70 años de la Declaración Universal de los Derechos Humanos

Durante las últimas semanas, hemos asistido a los festejos de los 70 años de la Declaración Universal de Derechos Humanos. Y aunque –en términos generales– el balance es preocupante, no puedo dejar de notar los aspectos positivos que la Declaración nos ha dejado.

Primero, la Declaración Universal es el documento civilizatorio por antonomasia que presenta las pautas de conducta –individuales y sociales– en las que las libertades pueden florecer. Sin ella, no imagino que muchas de las demandas de los grupos en situación de vulnerabilidad hubieran sido atendid as.

Segundo, el lenguaje de los Derechos Humanos que no es más que poder hablar consistentemente y con mayor precisión de los derechos; entender los significados, los alcances, así como los compromisos jurídicos que conllevan. Esto ha significado una revolución en el mundo del derecho pues las fronteras de los derechos humanos son más amplias que el conjunto de normas nacionales y reclaman un trabajo multidisciplinario.

Tercero, las estrategias de denuncia, protección y litigio estratégico alrededor de los derechos humanos que han permitido acompañar a las violaciones graves y que, al mismo tiempo, se han vuelto el plano cartesiano de comprensión de la justicia en muchas sociedades.

Entre las más populares se encuentra el “naming and shaming” –nombrar y avergonzar– como vía para hacer cumplir las normas y leyes internacionales de derechos humanos. Si hoy podemos mirar con horror la mutilación genital, entender que violencia en contra de las mujeres es estructural o que el tipo del feminicidio es completamente distinto a un homicidio en sentido tradicional es, en buena medida, por la labor de nombrar estas situaciones por parte de activistas y académicas; pensemos, por ejemplo, en el impacto de Ayaan Hirsi Ali, Malala Yousafzai o Marcela Lagarde, en México.

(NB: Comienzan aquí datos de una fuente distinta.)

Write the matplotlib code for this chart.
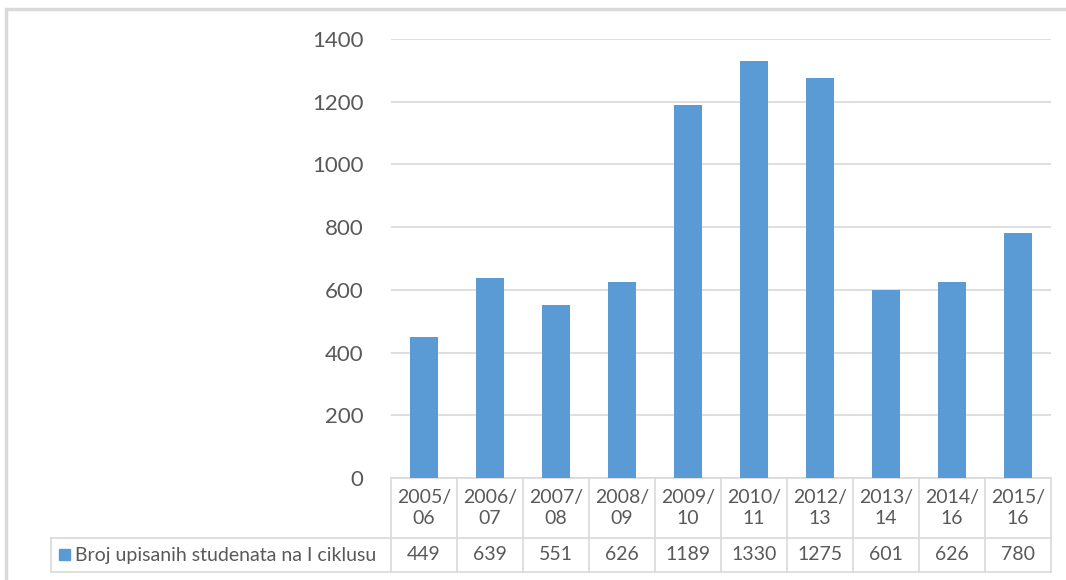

La euforia de la celebración no me ensordece frente a las violaciones graves que ocurren día a día; tampoco soy ciega frente a los ataque cotidianos de los grupos antiderechos –que se han apropiado de la fuerza retórica y conceptual del movimiento de derechos humanos para simular violaciones a los privilegios que todavía ostentan. Soy consciente, también, de que estamos todavía muy lejos de los mínimos aceptables en el ejercicio de los derechos humanos. Y esto no merma mi optimismo; al contrario, todos ellos se convierten en la hoja de ruta sobre la que tendremos que trabajar los próximos 30 años.

La Declaración Universal no es el “abracadabra” que soluciona los conflictos armados; tampoco es una carta que se envía a Santa Claus para esperar sus regalos, la mañana de Navidad. No, no es eso.

En mi opinión, es más bien el faro que nos ayudará a dejar atrás las viejas y las nuevas tormentas; hoy enfrentamos a los gobiernos tiránicos con el arsenal argumentativo de los derechos humanos y esa capacidad de respuesta ha contenido los vórtices más peligrosos de la espiral hacia el autoritarismo contemporáneo.

Por todo eso, creo que tenemos mucho que celebrar y trabajar.